Although her latest novel has some brutal scenes perpetuated by a misogynistic serial killer, because this is Val McDermid, she has license to go where few crime writers dare, lacing her tale with graphic torture scenes and gore. While some readers will undoubtedly be disturbed by this latest Tony Hill and Carol Jordan outing, most of her fans will admire Val for continuing to break borders and uncovering such intense and taboo issues as sexual torture and cruelty towards women.
Picking up several months after events of The Retribution stunned Tony and Carol into a state of isolation, Carol’s beloved Major Incident Crime Unit is a thing of the past. Carol herself has resigned in a fug of grief and animosity. Most of her anger is directed at Tony, whom she blames for not doing more to protect her brother Michael from the clutches of evil serial killer Jacko Vance.
It is left to DC Paula Mcintyre to enter the twisted mind of a criminal and become the new profiler psychiatrist of sorts as she investigates a brutal crime. A Polish woman called Nadia has been abducted and murdered out of the blue. The crime is horrific, involving a form of torture that seems patterned on deviant behavior. Nadia’s face has been battered to a bloody pulp to the point where she’s unrecognizable. Then there is another disappearance, a single mother whose teenage son is unable to disguise his obvious anxiety about her whereabouts to Paula. Even as he pleads with Paula and her partner, Elinor, to find her, McDermid ratchets up the tension by turning her focus to Carol, who now lives in Michael’s barn on the isolated West Yorkshire moors.
Although the novel is heavy on violence, McDermid unfolds a great study on human nature and the twisted individuals living on the fringes of society. The author frames the murders around the shattered relationship between Carol and Tony. With the “dream over,” Carol’s personal life is as much a victim of a brutal killer as her professional life. She can’t get beyond the death of her brother, murdered by a killer Tony failed to catch soon enough. Forced to undergo a period of serious self-examination, and angry at Tony, Carol has cut herself adrift from everything she knows and loves.
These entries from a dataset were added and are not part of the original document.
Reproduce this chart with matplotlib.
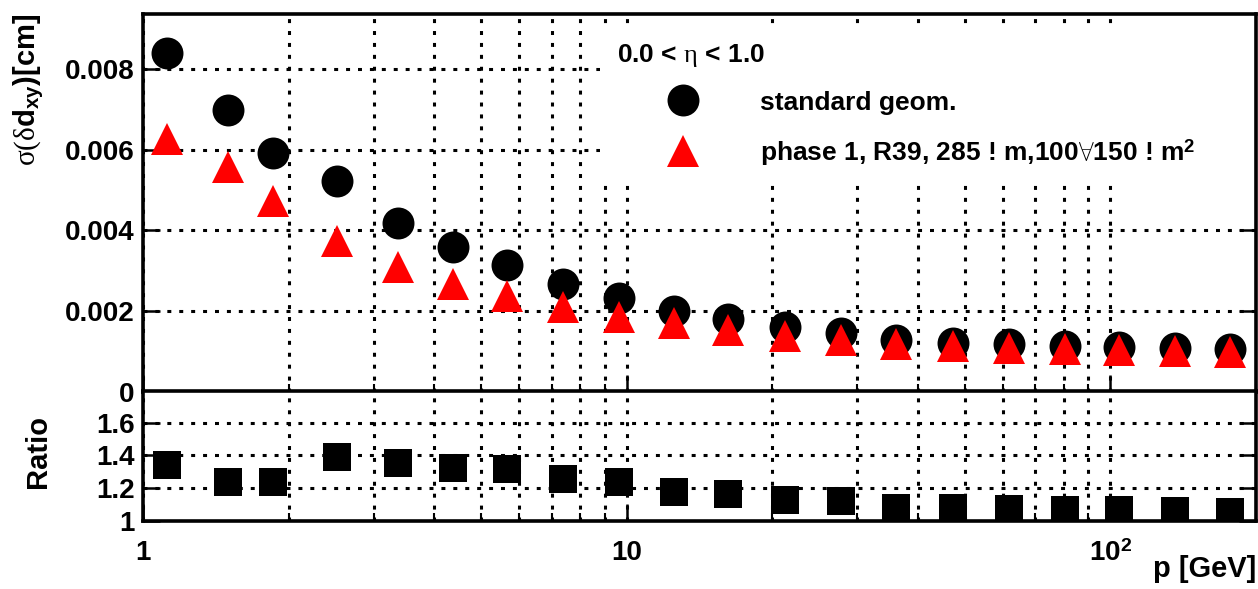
import numpy as np
import matplotlib
matplotlib.use("Agg")
import matplotlib.pyplot as plt
from matplotlib.lines import Line2D
from matplotlib.patches import Rectangle
from matplotlib.ticker import FixedLocator, LogLocator, FuncFormatter, NullFormatter

plt.rcParams['font.family'] = ['Liberation Sans', 'DejaVu Sans']
plt.rcParams['font.weight'] = 'bold'
plt.rcParams['axes.labelweight'] = 'bold'
plt.rcParams['mathtext.fontset'] = 'custom'
plt.rcParams['mathtext.rm'] = 'Liberation Serif:weight=normal'
plt.rcParams['mathtext.bf'] = 'Liberation Sans:bold'
plt.rcParams['mathtext.it'] = 'Liberation Serif:italic:weight=normal'

# momentum bins [GeV]
p = [1.12, 1.50, 1.86, 2.52, 3.36, 4.37, 5.65, 7.38, 9.63, 12.5,
     16.2, 21.2, 27.7, 36.1, 47.2, 61.6, 80.4, 104.4, 136.2, 177.0]

# sigma(delta d_xy) [cm]
sigma_standard = [0.00840, 0.00698, 0.00591, 0.00523, 0.00418, 0.00358, 0.00315, 0.00266,
                  0.00231, 0.00200, 0.00180, 0.00160, 0.00145, 0.00129, 0.00121, 0.00118,
                  0.00113, 0.00110, 0.00107, 0.00106]
sigma_phase1 = [0.00627, 0.00558, 0.00472, 0.00374, 0.00309, 0.00266, 0.00236, 0.00210,
                0.00184, 0.00170, 0.00152, 0.00138, 0.00128, 0.00118, 0.00112, 0.00109,
                0.00105, 0.00102, 0.00100, 0.00098]

# standard / phase 1
ratio = [1.339, 1.240, 1.240, 1.393, 1.352, 1.323, 1.317, 1.254, 1.240, 1.176,
         1.163, 1.129, 1.122, 1.081, 1.081, 1.073, 1.067, 1.066, 1.058, 1.052]

label_standard = "standard geom."
label_phase1 = "phase 1, R39, 285 ! m,100$\\mathrm{\\forall}$150 ! m$^{\\mathbf{2}}$"
eta_range = "0.0 < $\\mathrm{\\eta}$ < 1.0"

fig = plt.figure(figsize=(12.58, 5.89), dpi=100)
ax1 = fig.add_axes([0.1137, 0.3353, 0.8847, 0.6409])
ax2 = fig.add_axes([0.1137, 0.11545, 0.8847, 0.2199], sharex=ax1)

grid_kw = dict(color='black', linewidth=2.2, linestyle=(0, (1.3, 2.6)))

for ax in (ax1, ax2):
    ax.set_xscale('log')
    ax.set_xlim(1, 200)
    for s in ax.spines.values():
        s.set_linewidth(2.6)
    ax.tick_params(axis='both', which='major', direction='in', length=12, width=1.8,
                   labelsize=20, right=True)
    ax.tick_params(axis='x', which='minor', direction='in', length=6, width=1.5)
    ax.xaxis.set_major_locator(LogLocator(base=10))
    ax.xaxis.set_minor_locator(LogLocator(base=10, subs=np.arange(2, 10)))
    ax.xaxis.set_minor_formatter(NullFormatter())
    ax.grid(True, which='both', axis='x', **grid_kw)
    ax.grid(True, which='major', axis='y', **grid_kw)
    ax.set_axisbelow(True)

# upper panel: resolution
ax1.set_ylim(0, 0.00937)
ax1.yaxis.set_major_locator(FixedLocator([0, 0.002, 0.004, 0.006, 0.008]))
ax1.yaxis.set_major_formatter(FuncFormatter(lambda v, pos: '%g' % v))
ax1.tick_params(axis='x', labelbottom=False)
ax1.tick_params(axis='y', pad=6)

ax1.plot(p, sigma_standard, linestyle='none', marker='o', markersize=23,
         color='black', markeredgewidth=0, zorder=4)
ax1.plot(p, sigma_phase1, linestyle='none', marker='^', markersize=23.5,
         color='#ff0000', markeredgewidth=0, zorder=5)

# white legend area hiding the grid
ax1.add_patch(Rectangle((0.4106, 0.560), 0.5894, 0.403, transform=ax1.transAxes,
                        facecolor='white', edgecolor='none', zorder=2))
ax1.text(0.4263, 0.891, eta_range, transform=ax1.transAxes, fontsize=19,
         fontweight='bold', va='center', ha='left', zorder=6)
handles = [
    Line2D([], [], linestyle='none', marker='o', markersize=23, color='black', markeredgewidth=0),
    Line2D([], [], linestyle='none', marker='^', markersize=23.5, color='#ff0000', markeredgewidth=0),
]
leg = ax1.legend(handles, [label_standard, label_phase1], loc='upper left',
                 bbox_to_anchor=(0.4615, 0.797), frameon=False, borderpad=0,
                 borderaxespad=0, handlelength=2.0, handletextpad=1.92,
                 labelspacing=0.85, prop={'size': 19, 'weight': 'bold'})
leg.set_zorder(6)

ax1.set_ylabel(r'$\mathrm{\sigma(\delta}\mathbf{d_{xy})[cm]}$', fontsize=21, loc='top')
ax1.yaxis.set_label_coords(-0.087, 1.0)

# lower panel: ratio
ax2.set_ylim(1, 1.79)
ax2.yaxis.set_major_locator(FixedLocator([1, 1.2, 1.4, 1.6]))
ax2.yaxis.set_major_formatter(FuncFormatter(lambda v, pos: '%g' % v))
ax2.tick_params(axis='y', pad=6)
ax2.tick_params(axis='x', which='major', pad=14)
ax2.xaxis.set_major_formatter(FuncFormatter(
    lambda v, pos: {1: '1', 10: '10', 100: '10$^{\\mathbf{2}}$'}.get(int(round(v)), '')))

ax2.plot(p, ratio, linestyle='none', marker='s', markersize=19.5,
         color='black', markeredgewidth=0, zorder=4)

ax2.set_ylabel('Ratio', fontsize=21)
ax2.yaxis.set_label_coords(-0.082, 0.537)
ax2.set_xlabel('p [GeV]', fontsize=21, loc='right')
ax2.xaxis.set_label_coords(1.0, -0.263)

fig.savefig('out.png', dpi=100)
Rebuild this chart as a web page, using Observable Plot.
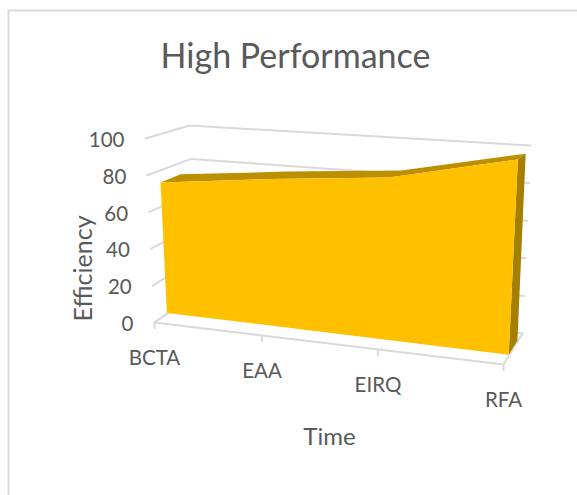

There is no black and white in Cross and Burn, only blood-tinged shades of gray. While Paula refuses to be put in “the little woman box” by her new boss, the ballsy DCI Fielding who is trying to run an investigation amid numerous departmental cuts and redundancies, a stone-cold killer is looking for victims who fit his type. Stalking the mean streets of Bradford, his modus speaks of a contempt that chills Paula’s heart. It as if the killer wants to deny his victims everything that made them who they are: a wrecked face, a ruined body, and not even any use for sex, “it’s as if he’s rendering them utterly worthless.”
As this tense novel unfurls, Paula, Fielding, Carol, and Tony form a tight assemblage of accidents just waiting to explode—from the DNA analysis which Fielding is convinced will lead to the killer, to Tony’s surprising uncovering of CCTV footage, to two apparently blameless women who disappear in a flash of anger. We see Carol give a final benediction to Paula, who can still perhaps manage to do what she cannot. While Carol must try to rediscover her capable skills as an investigator, Tony finds himself squeezed by a hotshot lawyer and a hostile Fielding. Insulted, threatened and framed, Tony is plunged into the center of a case with competing legal and political interests.
That Paula would turn to Tony to help solve the crimes is not surprising given that deep-down Tony aches to get back into Carol’s good books. Largely taking center stage in this outing, Paula is on trial, too, with her loyalty to the new boss under fire. Her fidelity to the “old regime” threatens to undermine Fielding’s determination to get a quick and spectacular resolution to the case. Throw in the interminable bleakness of the Yorkshire moors, a place where terrible things can go unnoticed (“a potential body dump, and the landfill of loss“), and you have a tale that begins with lots of blood and snowballs into a chaotic and tense finale leaving little doubt about McDermid’s expertise as a grisly and iconic crime writer.